The Group stated this in its World Oil Outlook which was recently launched in Saudi Arabia.
According to the Outlook, estimates suggest that Africa will experience medium-term distillation capacity additions of 1.2 million barrels per day (mb/d).
A significant portion of this increase is attributed to Nigeria’s Dangote refinery, which accounts for 650 thousand barrels per day (tb/d) of much-needed capacity expansion in the country.
The refinery was officially inaugurated in May 2023 with commercial operation slated to start this month (diesel and aviation fuel) and in November 2023 (petrol refining).
The Outlook stated further: “Moreover, Nigeria is set to witness several small modular refineries established in the medium term, with capacities of up to 20 thousand barrels per day (tb/d) each.”
Although this is a positive projection, one of the major obstacles Nigeria currently face stems from funding challenges for modular refineries and the increasing incidents of sabotage attacks on oil pipelines, as well as oil theft.

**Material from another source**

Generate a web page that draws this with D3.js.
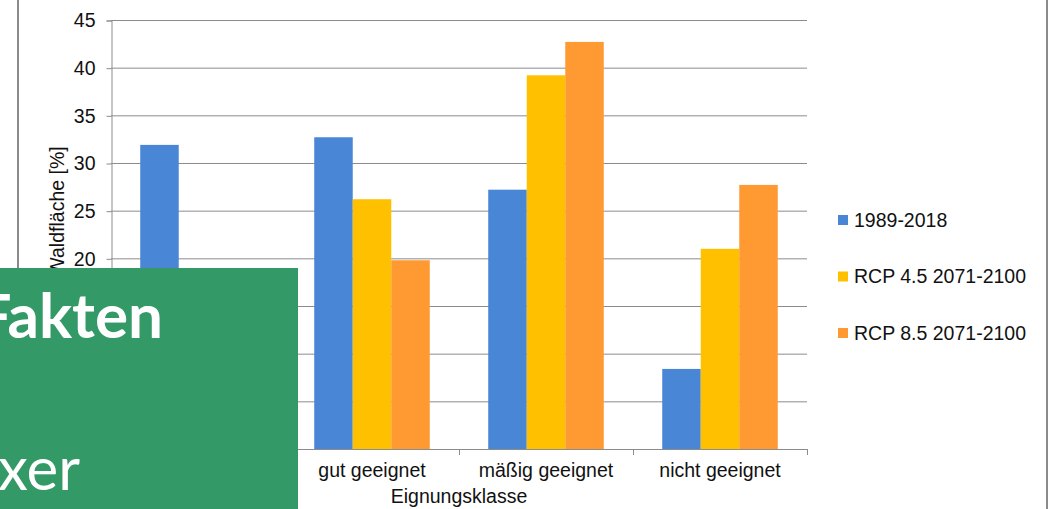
<!DOCTYPE html>
<html>
<head>
<meta charset="utf-8">
<script src="https://cdn.jsdelivr.net/npm/d3@7"></script>
<style>
  body { margin: 0; background: #fff; }
  svg { display: block; font-family: "Liberation Sans", Arial, sans-serif; }
</style>
</head>
<body>
<svg id="chart" width="1054" height="509"></svg>
<script>
// categories + series
const categories = ["sehr gut geeignet", "gut geeignet", "mäßig geeignet", "nicht geeignet"];
const seriesNames = ["1989-2018", "RCP 4.5 2071-2100", "RCP 8.5 2071-2100"];
const values1989 = [31.9, 32.7, 27.2, 8.4];
const valuesRcp45 = [13.6, 26.2, 39.2, 21.0];
const valuesRcp85 = [9.9, 19.8, 42.7, 27.7];
const yTicks = [0, 5, 10, 15, 20, 25, 30, 35, 40, 45];
const colors = ["#4a86d6", "#ffc000", "#ff9932"];

const allValues = [values1989, valuesRcp45, valuesRcp85];
const rows = categories.map((c, i) => ({
  cat: c,
  vals: seriesNames.map((s, j) => ({ series: s, value: allValues[j][i] }))
}));

const svg = d3.select("#chart");
const fs = "19.5px";

// chart frame (left/right border)
svg.append("line").attr("x1", 18).attr("x2", 18).attr("y1", 0).attr("y2", 509)
  .attr("stroke", "#8a8a8a").attr("stroke-width", 2);
svg.append("line").attr("x1", 1047).attr("x2", 1047).attr("y1", 0).attr("y2", 509)
  .attr("stroke", "#8a8a8a").attr("stroke-width", 2);

const x0 = d3.scaleBand().domain(categories).range([111, 807]).paddingInner(0.336).paddingOuter(0.168);
const x1 = d3.scaleBand().domain(seriesNames).range([0, x0.bandwidth()]);
const y = d3.scaleLinear().domain([0, 45]).range([449, 20]);
const color = d3.scaleOrdinal(seriesNames, colors);

// gridlines
svg.append("g").selectAll("line").data(yTicks.slice(1)).enter().append("line")
  .attr("x1", 111).attr("x2", 807)
  .attr("y1", d => y(d) + 0.5).attr("y2", d => y(d) + 0.5)
  .attr("stroke", "#8c8c8c").attr("stroke-width", 1);

// y axis
const yAxis = svg.append("g").attr("transform", "translate(111.5,0.5)")
  .call(d3.axisLeft(y).tickValues(yTicks).tickSize(5).tickPadding(11));
yAxis.select(".domain").attr("stroke", "#8c8c8c");
yAxis.selectAll(".tick line").attr("stroke", "#8c8c8c");
yAxis.selectAll("text").attr("font-size", fs).attr("fill", "#111")
  .attr("font-family", "Liberation Sans, Arial, sans-serif");

// bars
const groups = svg.append("g").selectAll("g").data(rows).enter().append("g")
  .attr("transform", d => `translate(${x0(d.cat)},0)`);
groups.selectAll("rect").data(d => d.vals).enter().append("rect")
  .attr("x", d => x1(d.series)).attr("width", x1.bandwidth())
  .attr("y", d => y(d.value)).attr("height", d => y(0) - y(d.value))
  .attr("fill", d => color(d.series));

// x axis
svg.append("line").attr("x1", 111).attr("x2", 807).attr("y1", 449.5).attr("y2", 449.5)
  .attr("stroke", "#8c8c8c");
const step = x0.step();
svg.append("g").selectAll("line").data(d3.range(categories.length + 1)).enter().append("line")
  .attr("x1", i => 111 + i * step + 0.5).attr("x2", i => 111 + i * step + 0.5)
  .attr("y1", 449).attr("y2", 455).attr("stroke", "#8c8c8c");
svg.append("g").selectAll("text").data(categories).enter().append("text")
  .attr("x", d => x0(d) + x0.bandwidth() / 2).attr("y", 477)
  .attr("text-anchor", "middle").attr("font-size", fs).attr("fill", "#111").text(d => d);

// axis titles
svg.append("text").attr("x", 459).attr("y", 503).attr("text-anchor", "middle")
  .attr("font-size", fs).attr("fill", "#111").text("Eignungsklasse");
svg.append("text").attr("transform", "translate(64,211) rotate(-90)")
  .attr("text-anchor", "middle").attr("font-size", fs).attr("fill", "#111").text("Waldfläche [%]");

// legend
const legend = svg.append("g").selectAll("g").data(seriesNames).enter().append("g")
  .attr("transform", (d, i) => `translate(838,${220 + i * 56.5})`);
legend.append("rect").attr("x", 0).attr("y", -5).attr("width", 10).attr("height", 10)
  .attr("fill", d => color(d));
legend.append("text").attr("x", 16).attr("dy", "0.35em").attr("font-size", fs)
  .attr("fill", "#111").text(d => d);

// green overlay box from the page
svg.append("rect").attr("x", 0).attr("y", 268).attr("width", 298).attr("height", 241)
  .attr("fill", "#339966");
svg.append("text").attr("x", 163).attr("y", 338).attr("text-anchor", "end")
  .attr("font-family", "Lato, sans-serif").attr("font-weight", "bold").attr("font-size", "62px")
  .attr("fill", "#fff").text("Fakten");
svg.append("text").attr("x", 80).attr("y", 490).attr("text-anchor", "end")
  .attr("font-family", "Lato, sans-serif").attr("font-size", "60px")
  .attr("fill", "#fff").text("xer");
</script>
</body>
</html>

These hindrances significantly impede smooth operations and progress.
In July 2023, Momoh Oyarekhua, Chairman of the Crude Oil Refineries Association of Nigeria (CORAN), highlighted a potential solution during an Arise News interview: support for modular refineries. He stressed that backing these refineries would lead to more affordable fuel for Nigerians by eradicating several associated costs.
Specifically, he pointed out the expenses linked to sending crude oil abroad for refining and then importing the refined products. This process involves costs related to clearing refined petroleum products at the terminal, port charges, and the involvement of middlemen in transporting products to Lome, from where they are then shipped into Nigeria.
Note that as of last week, the Group Chief Executive Officer of the Nigerian National Petroleum Company (NNPC) Limited, Mele Kyari said that the company is now back to being the sole importer of fuel into the country, after a few months of encouraging private marketers to import. The reason he gave for the turnaround in policy implementation is the current foreign exchange unavailability in the country which has crippled the ability of private marketers to import fuel despite having the license for it.
In the Arise News interview earlier highlighted, CORAN Chairman, Oyarekhua also emphasized the need for modular refineries to purchase crude oil in Naira, aligning with their income being generated in Naira from selling products in the Nigerian domestic market. This approach aims to reduce the burden on the Forex market.
To illustrate further, he presented a scenario where 40 modular refineries, each with a capacity of 10,000 barrels per day, would need to purchase crude oil in USD, amounting to a substantial monthly expenditure. This emphasizes the necessity for a streamlined approach, ensuring that feedstock procurement aligns with the country’s economic interests and stability.